§ What is asked: Print again only this span: the line with "Rebuild this chart", the line with "60.0018, 60.0007, 60.0, 60.0]", and all lines between them, exactly as given.

--- begin Listed records ---

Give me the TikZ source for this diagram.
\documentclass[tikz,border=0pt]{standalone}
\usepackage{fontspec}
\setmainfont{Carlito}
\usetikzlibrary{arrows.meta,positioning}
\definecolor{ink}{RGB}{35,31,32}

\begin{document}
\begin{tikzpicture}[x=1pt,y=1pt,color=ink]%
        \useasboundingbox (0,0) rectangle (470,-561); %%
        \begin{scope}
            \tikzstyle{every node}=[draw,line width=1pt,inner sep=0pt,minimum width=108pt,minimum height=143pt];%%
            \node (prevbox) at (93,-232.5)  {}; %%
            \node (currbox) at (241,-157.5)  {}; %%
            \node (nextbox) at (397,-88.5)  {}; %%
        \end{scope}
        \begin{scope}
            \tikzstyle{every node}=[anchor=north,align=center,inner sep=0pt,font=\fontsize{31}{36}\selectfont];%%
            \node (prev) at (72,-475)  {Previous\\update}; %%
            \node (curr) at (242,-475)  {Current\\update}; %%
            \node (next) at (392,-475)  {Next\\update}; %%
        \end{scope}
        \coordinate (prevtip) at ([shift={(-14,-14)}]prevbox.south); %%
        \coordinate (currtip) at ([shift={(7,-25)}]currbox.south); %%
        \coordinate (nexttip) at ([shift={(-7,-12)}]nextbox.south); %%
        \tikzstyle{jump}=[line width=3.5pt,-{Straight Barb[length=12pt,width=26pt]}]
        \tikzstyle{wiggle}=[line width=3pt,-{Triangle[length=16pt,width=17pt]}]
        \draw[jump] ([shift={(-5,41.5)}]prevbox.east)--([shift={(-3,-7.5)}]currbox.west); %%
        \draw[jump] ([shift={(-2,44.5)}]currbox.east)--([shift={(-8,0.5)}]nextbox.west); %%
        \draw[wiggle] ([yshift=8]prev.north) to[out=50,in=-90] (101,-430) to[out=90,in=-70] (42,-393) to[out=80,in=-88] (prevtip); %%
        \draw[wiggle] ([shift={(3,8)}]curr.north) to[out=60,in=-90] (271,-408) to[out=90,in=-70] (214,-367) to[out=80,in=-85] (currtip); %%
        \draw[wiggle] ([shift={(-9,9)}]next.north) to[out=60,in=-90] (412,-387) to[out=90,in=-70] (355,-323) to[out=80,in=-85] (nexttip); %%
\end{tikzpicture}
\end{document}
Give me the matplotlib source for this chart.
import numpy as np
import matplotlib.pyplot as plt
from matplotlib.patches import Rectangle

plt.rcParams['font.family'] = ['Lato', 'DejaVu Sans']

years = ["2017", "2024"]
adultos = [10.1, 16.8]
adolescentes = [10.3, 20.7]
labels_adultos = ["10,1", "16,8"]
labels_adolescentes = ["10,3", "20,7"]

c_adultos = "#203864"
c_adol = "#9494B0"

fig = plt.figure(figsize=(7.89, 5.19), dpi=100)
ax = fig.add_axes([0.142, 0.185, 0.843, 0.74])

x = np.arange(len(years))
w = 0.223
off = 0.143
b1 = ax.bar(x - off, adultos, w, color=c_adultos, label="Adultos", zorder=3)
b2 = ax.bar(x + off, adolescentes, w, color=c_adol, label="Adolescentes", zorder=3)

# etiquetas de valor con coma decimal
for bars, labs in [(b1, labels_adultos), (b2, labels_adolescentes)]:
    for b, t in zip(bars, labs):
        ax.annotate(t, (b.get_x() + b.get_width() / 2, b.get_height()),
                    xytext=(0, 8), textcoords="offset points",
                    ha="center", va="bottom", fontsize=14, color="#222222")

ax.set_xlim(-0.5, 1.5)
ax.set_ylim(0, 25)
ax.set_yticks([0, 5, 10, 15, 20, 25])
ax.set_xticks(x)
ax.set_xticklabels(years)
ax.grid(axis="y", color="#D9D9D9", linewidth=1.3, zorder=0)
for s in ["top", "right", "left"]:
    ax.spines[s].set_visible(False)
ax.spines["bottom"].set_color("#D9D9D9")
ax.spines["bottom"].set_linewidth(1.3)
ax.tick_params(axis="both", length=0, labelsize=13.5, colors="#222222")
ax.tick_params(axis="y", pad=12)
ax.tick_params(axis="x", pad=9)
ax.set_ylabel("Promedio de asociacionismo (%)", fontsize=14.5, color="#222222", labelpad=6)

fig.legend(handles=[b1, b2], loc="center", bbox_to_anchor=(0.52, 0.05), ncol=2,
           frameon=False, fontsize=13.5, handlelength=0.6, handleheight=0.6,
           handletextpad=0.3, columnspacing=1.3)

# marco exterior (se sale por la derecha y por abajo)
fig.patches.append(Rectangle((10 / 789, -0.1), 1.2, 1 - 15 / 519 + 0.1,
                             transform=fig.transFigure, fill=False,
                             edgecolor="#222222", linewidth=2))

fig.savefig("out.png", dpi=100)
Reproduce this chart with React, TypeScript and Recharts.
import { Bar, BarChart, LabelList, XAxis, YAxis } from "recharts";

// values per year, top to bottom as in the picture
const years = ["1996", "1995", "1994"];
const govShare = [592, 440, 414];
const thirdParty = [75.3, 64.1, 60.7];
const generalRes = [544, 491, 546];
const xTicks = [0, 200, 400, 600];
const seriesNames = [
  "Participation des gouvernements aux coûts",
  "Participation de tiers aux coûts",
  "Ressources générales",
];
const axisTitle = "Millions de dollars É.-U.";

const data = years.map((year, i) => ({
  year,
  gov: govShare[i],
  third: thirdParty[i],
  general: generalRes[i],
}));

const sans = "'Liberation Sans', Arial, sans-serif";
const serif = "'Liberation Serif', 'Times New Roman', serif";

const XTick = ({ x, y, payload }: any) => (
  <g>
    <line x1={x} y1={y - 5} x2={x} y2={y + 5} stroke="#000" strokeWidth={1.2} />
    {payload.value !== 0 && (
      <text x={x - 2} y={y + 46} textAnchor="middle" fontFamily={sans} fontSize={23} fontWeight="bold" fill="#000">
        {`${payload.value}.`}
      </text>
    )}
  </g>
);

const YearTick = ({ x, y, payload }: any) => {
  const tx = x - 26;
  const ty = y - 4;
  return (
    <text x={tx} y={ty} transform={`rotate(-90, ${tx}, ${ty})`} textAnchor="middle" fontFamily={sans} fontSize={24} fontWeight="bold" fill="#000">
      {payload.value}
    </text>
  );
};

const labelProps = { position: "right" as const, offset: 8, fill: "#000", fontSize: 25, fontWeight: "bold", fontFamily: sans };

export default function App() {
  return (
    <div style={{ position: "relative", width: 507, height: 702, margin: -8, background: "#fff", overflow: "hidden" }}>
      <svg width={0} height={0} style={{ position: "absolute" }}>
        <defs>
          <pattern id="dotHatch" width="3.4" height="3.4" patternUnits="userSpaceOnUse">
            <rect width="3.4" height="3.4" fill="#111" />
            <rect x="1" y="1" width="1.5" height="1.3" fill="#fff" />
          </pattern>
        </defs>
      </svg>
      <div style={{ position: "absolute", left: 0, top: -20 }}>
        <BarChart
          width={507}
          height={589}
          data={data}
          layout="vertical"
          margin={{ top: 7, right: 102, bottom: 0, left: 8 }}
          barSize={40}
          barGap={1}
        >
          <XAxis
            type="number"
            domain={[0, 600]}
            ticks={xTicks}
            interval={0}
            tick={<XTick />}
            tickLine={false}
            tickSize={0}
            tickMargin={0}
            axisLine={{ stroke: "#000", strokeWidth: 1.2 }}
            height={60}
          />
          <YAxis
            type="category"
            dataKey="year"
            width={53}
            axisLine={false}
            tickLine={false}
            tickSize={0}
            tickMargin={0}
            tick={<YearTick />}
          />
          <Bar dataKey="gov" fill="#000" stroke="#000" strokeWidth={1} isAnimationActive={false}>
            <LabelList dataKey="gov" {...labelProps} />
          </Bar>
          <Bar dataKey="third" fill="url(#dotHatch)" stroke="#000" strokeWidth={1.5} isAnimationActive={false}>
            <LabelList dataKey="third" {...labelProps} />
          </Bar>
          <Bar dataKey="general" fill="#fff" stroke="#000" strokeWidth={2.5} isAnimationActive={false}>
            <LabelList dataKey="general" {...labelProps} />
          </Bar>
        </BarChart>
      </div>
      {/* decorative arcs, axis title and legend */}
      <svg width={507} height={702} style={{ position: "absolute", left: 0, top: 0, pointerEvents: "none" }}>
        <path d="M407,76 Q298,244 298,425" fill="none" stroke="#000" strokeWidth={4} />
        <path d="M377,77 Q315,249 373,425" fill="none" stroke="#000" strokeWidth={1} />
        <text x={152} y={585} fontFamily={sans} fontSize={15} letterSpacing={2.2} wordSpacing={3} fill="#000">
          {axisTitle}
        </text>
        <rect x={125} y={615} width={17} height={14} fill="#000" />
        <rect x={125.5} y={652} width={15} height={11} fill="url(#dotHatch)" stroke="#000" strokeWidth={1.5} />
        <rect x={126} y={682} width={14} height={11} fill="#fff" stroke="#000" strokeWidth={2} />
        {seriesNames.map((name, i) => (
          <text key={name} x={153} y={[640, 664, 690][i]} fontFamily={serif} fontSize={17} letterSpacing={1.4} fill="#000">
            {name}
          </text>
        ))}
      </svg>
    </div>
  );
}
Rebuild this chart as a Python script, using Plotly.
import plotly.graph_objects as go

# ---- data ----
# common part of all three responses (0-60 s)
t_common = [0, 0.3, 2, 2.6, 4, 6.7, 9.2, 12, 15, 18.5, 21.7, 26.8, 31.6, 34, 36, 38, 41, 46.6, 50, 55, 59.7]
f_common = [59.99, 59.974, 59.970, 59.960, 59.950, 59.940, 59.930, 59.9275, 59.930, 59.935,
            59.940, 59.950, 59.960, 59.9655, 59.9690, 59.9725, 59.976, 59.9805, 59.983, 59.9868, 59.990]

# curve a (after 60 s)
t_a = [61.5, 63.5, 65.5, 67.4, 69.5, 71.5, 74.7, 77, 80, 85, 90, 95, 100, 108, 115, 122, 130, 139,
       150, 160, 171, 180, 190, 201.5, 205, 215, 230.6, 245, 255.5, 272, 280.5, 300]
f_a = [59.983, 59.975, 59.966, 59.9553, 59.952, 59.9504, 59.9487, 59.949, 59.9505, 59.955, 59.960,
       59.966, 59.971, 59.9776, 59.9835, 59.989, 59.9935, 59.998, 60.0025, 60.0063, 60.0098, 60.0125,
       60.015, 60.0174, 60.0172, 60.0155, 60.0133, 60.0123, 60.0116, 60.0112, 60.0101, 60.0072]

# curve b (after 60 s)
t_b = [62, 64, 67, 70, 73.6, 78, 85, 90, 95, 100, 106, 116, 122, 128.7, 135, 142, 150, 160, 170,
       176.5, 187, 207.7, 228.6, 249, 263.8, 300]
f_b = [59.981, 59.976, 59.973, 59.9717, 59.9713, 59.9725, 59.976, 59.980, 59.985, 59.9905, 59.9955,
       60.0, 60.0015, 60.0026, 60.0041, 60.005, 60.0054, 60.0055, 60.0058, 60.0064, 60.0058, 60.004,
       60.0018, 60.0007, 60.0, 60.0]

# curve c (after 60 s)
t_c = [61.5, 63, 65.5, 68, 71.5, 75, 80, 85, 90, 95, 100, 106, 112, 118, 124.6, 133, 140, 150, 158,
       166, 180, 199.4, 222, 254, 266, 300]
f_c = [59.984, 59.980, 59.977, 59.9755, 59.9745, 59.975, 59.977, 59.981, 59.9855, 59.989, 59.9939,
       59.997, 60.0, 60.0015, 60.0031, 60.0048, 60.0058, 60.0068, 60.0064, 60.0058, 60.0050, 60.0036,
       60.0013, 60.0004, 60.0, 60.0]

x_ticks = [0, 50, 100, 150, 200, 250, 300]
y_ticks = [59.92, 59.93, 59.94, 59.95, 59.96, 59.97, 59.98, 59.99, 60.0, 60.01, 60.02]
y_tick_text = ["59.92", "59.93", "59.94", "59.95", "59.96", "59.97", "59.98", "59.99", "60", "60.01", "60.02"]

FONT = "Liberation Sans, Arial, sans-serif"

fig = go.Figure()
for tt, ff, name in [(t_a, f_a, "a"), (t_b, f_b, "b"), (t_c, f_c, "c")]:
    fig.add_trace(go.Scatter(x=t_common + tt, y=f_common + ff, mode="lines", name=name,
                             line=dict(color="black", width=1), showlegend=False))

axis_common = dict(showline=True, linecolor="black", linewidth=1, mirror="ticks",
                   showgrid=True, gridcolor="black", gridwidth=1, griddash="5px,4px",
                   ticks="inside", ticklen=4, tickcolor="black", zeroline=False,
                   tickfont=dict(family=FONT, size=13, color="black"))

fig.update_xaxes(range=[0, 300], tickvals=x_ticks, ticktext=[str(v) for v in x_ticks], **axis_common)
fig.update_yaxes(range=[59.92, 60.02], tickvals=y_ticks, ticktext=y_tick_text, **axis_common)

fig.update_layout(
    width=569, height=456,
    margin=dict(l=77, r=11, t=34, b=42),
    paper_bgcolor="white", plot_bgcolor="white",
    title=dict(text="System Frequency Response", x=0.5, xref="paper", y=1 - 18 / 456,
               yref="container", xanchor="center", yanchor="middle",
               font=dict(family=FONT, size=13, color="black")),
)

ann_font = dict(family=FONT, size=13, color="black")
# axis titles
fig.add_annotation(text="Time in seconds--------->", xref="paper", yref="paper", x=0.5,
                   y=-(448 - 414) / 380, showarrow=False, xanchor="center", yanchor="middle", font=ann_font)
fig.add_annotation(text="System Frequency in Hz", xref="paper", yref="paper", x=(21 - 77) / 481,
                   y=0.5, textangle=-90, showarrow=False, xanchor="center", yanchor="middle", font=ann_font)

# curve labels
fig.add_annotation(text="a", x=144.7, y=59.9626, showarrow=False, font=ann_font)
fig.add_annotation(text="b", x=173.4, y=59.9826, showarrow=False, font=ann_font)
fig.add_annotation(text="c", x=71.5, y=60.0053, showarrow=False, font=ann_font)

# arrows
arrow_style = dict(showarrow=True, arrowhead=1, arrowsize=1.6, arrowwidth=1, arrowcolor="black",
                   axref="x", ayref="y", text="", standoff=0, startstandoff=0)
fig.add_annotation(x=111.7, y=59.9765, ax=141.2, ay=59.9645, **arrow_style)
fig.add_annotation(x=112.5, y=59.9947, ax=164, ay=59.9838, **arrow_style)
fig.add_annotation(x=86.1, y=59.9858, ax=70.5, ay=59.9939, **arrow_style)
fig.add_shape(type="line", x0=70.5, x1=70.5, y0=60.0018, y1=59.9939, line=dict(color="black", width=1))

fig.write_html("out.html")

--- end Listed records ---

§ Response to this exercise:
Rebuild this chart as a Python script, using Plotly.
import plotly.graph_objects as go

# ---- data ----
# common part of all three responses (0-60 s)
t_common = [0, 0.3, 2, 2.6, 4, 6.7, 9.2, 12, 15, 18.5, 21.7, 26.8, 31.6, 34, 36, 38, 41, 46.6, 50, 55, 59.7]
f_common = [59.99, 59.974, 59.970, 59.960, 59.950, 59.940, 59.930, 59.9275, 59.930, 59.935,
            59.940, 59.950, 59.960, 59.9655, 59.9690, 59.9725, 59.976, 59.9805, 59.983, 59.9868, 59.990]

# curve a (after 60 s)
t_a = [61.5, 63.5, 65.5, 67.4, 69.5, 71.5, 74.7, 77, 80, 85, 90, 95, 100, 108, 115, 122, 130, 139,
       150, 160, 171, 180, 190, 201.5, 205, 215, 230.6, 245, 255.5, 272, 280.5, 300]
f_a = [59.983, 59.975, 59.966, 59.9553, 59.952, 59.9504, 59.9487, 59.949, 59.9505, 59.955, 59.960,
       59.966, 59.971, 59.9776, 59.9835, 59.989, 59.9935, 59.998, 60.0025, 60.0063, 60.0098, 60.0125,
       60.015, 60.0174, 60.0172, 60.0155, 60.0133, 60.0123, 60.0116, 60.0112, 60.0101, 60.0072]

# curve b (after 60 s)
t_b = [62, 64, 67, 70, 73.6, 78, 85, 90, 95, 100, 106, 116, 122, 128.7, 135, 142, 150, 160, 170,
       176.5, 187, 207.7, 228.6, 249, 263.8, 300]
f_b = [59.981, 59.976, 59.973, 59.9717, 59.9713, 59.9725, 59.976, 59.980, 59.985, 59.9905, 59.9955,
       60.0, 60.0015, 60.0026, 60.0041, 60.005, 60.0054, 60.0055, 60.0058, 60.0064, 60.0058, 60.004,
       60.0018, 60.0007, 60.0, 60.0]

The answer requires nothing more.